It’s so obvious as to be easy to forget, but language skill is a major factor in our feeling at home somewhere, and lack of it a major hindrance to supposed global citizenship.
Where you can’t make yourself understood without making yourself feel like an idiot, you are probably not going to feel quite at home. Where, on the other hand, everyone speaks just as you do, it’s easy to feel at ease.

So, for being at home in this world, it may be advisable to know more than just your mother tongue. In fact, having a different “father tongue” or speaking differently in a context other than the family is more commonly the case than may often be realized.

If you grow up in a country or region where one language is dominant, you may very well end up knowing only that language and hardly ever thinking anything much about it. If that dominant language is English, you may be in a particularly advantageous situation, because many (if not most) others around the world will try to speak your language.

Put in a multilingual context, it can be just as normal and natural to expect everyone to know more than one language. In fact, that may have been a rather common situation wherever trade was going on – and it is still the norm in many a place of higher linguistic diversity. Thus, chances are that you’ll have the advantage of growing up bi- or even multilingual.

Even in the English-speaking world – as imperfect an illustration as this may be – there are considerable differences in the ways that different “Englishes” are spoken. We think of it all as the English language, and it is not as diverse as to count as more than different varieties – but still, put an upper-crust Brit in a room with a New York cabbie, or a Scotsman together with a New England debutante (or Siri…), and communication might get a bit difficult – even though they all arguably speak the same language.

Language learning materialsLots has been written about language learning, in every which way. Recently, blogs by people who are studying a particular language, are or try to become polyglot, or have languages among the many things they learn as part of their personal development challenges, have become particularly popular. Even the New York Times got to the issue just recently.
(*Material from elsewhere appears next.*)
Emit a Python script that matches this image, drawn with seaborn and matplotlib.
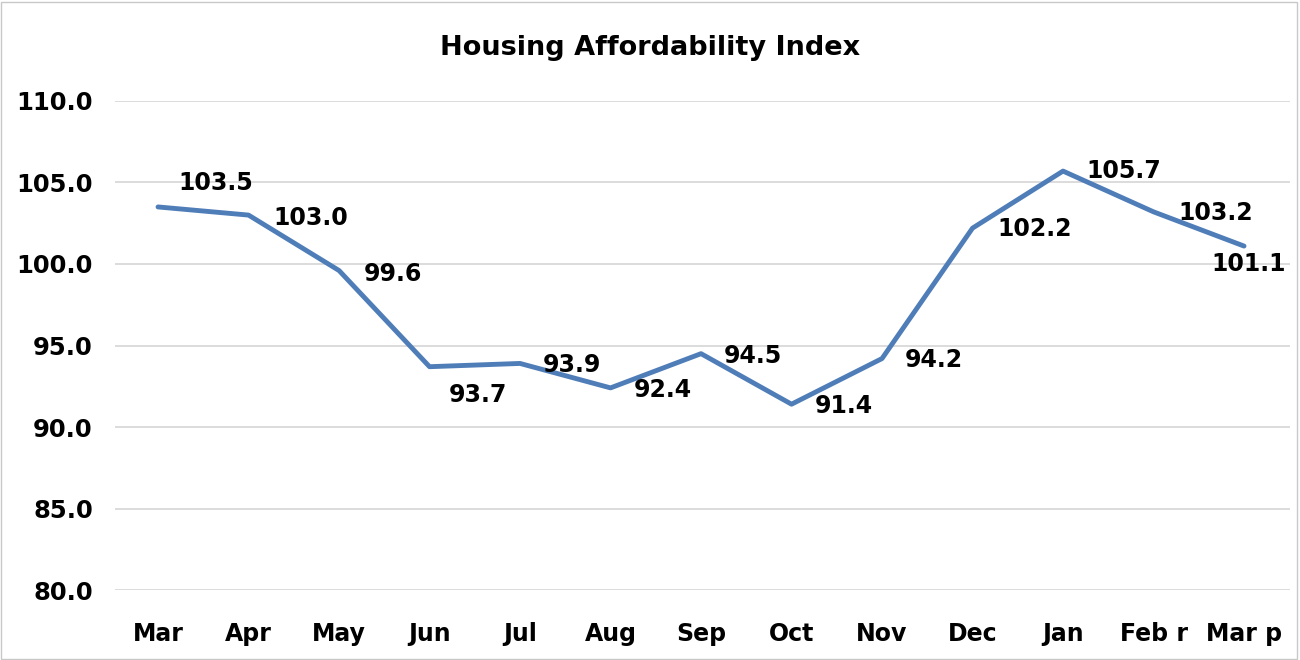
import matplotlib
matplotlib.use("Agg")
import matplotlib.pyplot as plt
import seaborn as sns
import pandas as pd
from matplotlib.patches import Rectangle

months = ["Mar", "Apr", "May", "Jun", "Jul", "Aug", "Sep", "Oct", "Nov", "Dec", "Jan", "Feb r", "Mar p"]
index_values = [103.5, 103.0, 99.6, 93.7, 93.9, 92.4, 94.5, 91.4, 94.2, 102.2, 105.7, 103.2, 101.1]
# label offsets in pixels (dx, dy) relative to each point
label_offsets = [(58, 24), (62, -3), (54, -3), (48, -28), (52, -2), (52, -2), (52, -2),
                 (52, -2), (52, -1), (62, -1), (61, 0), (62, -1), (5, -18)]

df = pd.DataFrame({"pos": range(len(months)), "value": index_values})

sns.set_theme(style="white")
plt.rcParams["font.family"] = ["DejaVu Sans"]
plt.rcParams["text.color"] = "black"
plt.rcParams["xtick.color"] = "black"
plt.rcParams["ytick.color"] = "black"

fig = plt.figure(figsize=(13, 6.6), dpi=100)
ax = fig.add_axes([0.0885, 0.106, 0.9038, 0.741])

sns.lineplot(data=df, x="pos", y="value", ax=ax, color="#4F7DB8", linewidth=3.5)

for i, (v, off) in enumerate(zip(index_values, label_offsets)):
    ax.annotate(f"{v:.1f}", (i, v), xytext=off, textcoords="offset pixels",
                ha="center", va="center", fontsize=17, fontweight="bold", color="black")

ticks = [80, 85, 90, 95, 100, 105, 110]
ax.set_ylim(80, 110)
ax.set_xlim(-0.475, 12.508)
ax.set_yticks(ticks)
ax.set_yticklabels([f"{t:.1f}" for t in ticks], fontsize=17.5, fontweight="bold", color="black")
ax.set_xticks(range(len(months)))
ax.set_xticklabels(months, fontsize=17, fontweight="bold", color="black")
ax.set_xlabel("")
ax.set_ylabel("")
ax.grid(axis="y", color="#D9D9D9", linewidth=1.3)
ax.set_axisbelow(True)
for s in ax.spines.values():
    s.set_visible(False)
ax.tick_params(axis="y", length=0, pad=16)
ax.tick_params(axis="x", length=0, pad=23)

fig.text(0.5, 0.927, "Housing Affordability Index", ha="center", va="center",
         fontsize=19.5, fontweight="bold", color="black")
fig.patches.append(Rectangle((0.001, 0.002), 0.997, 0.995, transform=fig.transFigure,
                             fill=False, edgecolor="#C8C8C8", linewidth=1))

fig.savefig("out.png", dpi=100)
I honestly have a problem with many of them.

In part, it is probably envy. I have learned something of several languages, probably enough to qualify me as a hyperpolyglot – if only I knew and remembered enough of them. But, I don’t.

It’s also a more serious issue, though. Not being a linguist studying languages professionally, not being a (full-time) student anymore, but living with a significant other, having a household to keep, lots of work to do, and the hustle for an income, there just isn’t much time and energy for the consistent practice that language learning (or even just simple maintenance of language skill) requires.

Thus, I find the blogs of people who make a living with their crazy language hacking, move to countries where the language they want to learn is spoken on a whim, and define their level of skill in whichever way they want, rather disingenuous.

It’s nice to see a passion for multilingualism (and I really hope I can get that back myself), but what I would really like to hear more about is how people who have a family and a day job (and one in which they are not surrounded by the languages they want to learn) manage to find the motivation and time.

Part-time studies and part-time work I last did in Latvia had left just enough time and energy to make it to Latvian and Russian courses, but not necessarily to enjoy them; the time in China should have given good reason to study the language more and better, but teaching German and doing freelance work (and finding a girlfriend who spoke very good English and German…) wasn’t exactly conducive to that, either.

We’ll see how things go now that I am (also) heading back to university to pick up the teacher training studies again… I certainly have been finding a bit of a fascination with languages again, still don’t like to hear that I should focus on only one, but won’t try to get good at several anymore, maybe all at the same time.

Funny thing with the forgetting, though: It goes quickly, but it’s all not completely erased from memory. Just, not quite accessible. Time to make the time to get it back.